Copy of Victorian manuscript Masonic poem, apparently unpublished, divided into 'Opening' ('Hail, Thou from whom all light is shed', '1st. Degree' ('Lo, here we meet in brotherhood') and '2nd. Degree' ('Brother, thou upon whose eyes').

Author: 
[Masonic poem; nineteenth-century American Freemasonry]
Publication details: 
[American? 1870s?]
£350.00
SKU: 13405

2pp., folio. On two leaves of yellow paper, with 'PATENT' lion and unicorn watermark. Text enclosed within faint blue vertical lines. Good, on lightly aged and worn paper.

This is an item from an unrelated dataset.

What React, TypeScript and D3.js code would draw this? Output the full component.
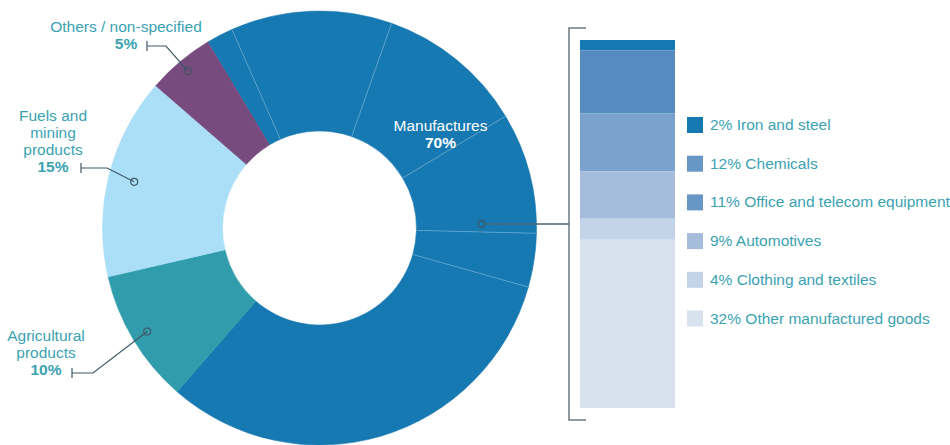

No record found of the publication of this item, the first page of which is headed 'Opening: -', with the last section ending two thirds down the page, suggesting that it is complete. A rhymed poem of 36 lines: the first section consisting of 10 lines, the second of 16 lines, and the third of 10 lines. The 'Opening' reads: 'Hail, Thou from whom all light is shed, | Within whose beams we live and move, | Who guardest all the quick & dead, | And art the very source of love. | Hear us who meet in brotherhood | And dimly shape our lives, to be | A part of that which, pure and good, | Streams ever in broad floods from thee.' The item is from an American source, and the handwriting suggests America in the latter part of the nineteenth century, but there is no evidence of the source or date.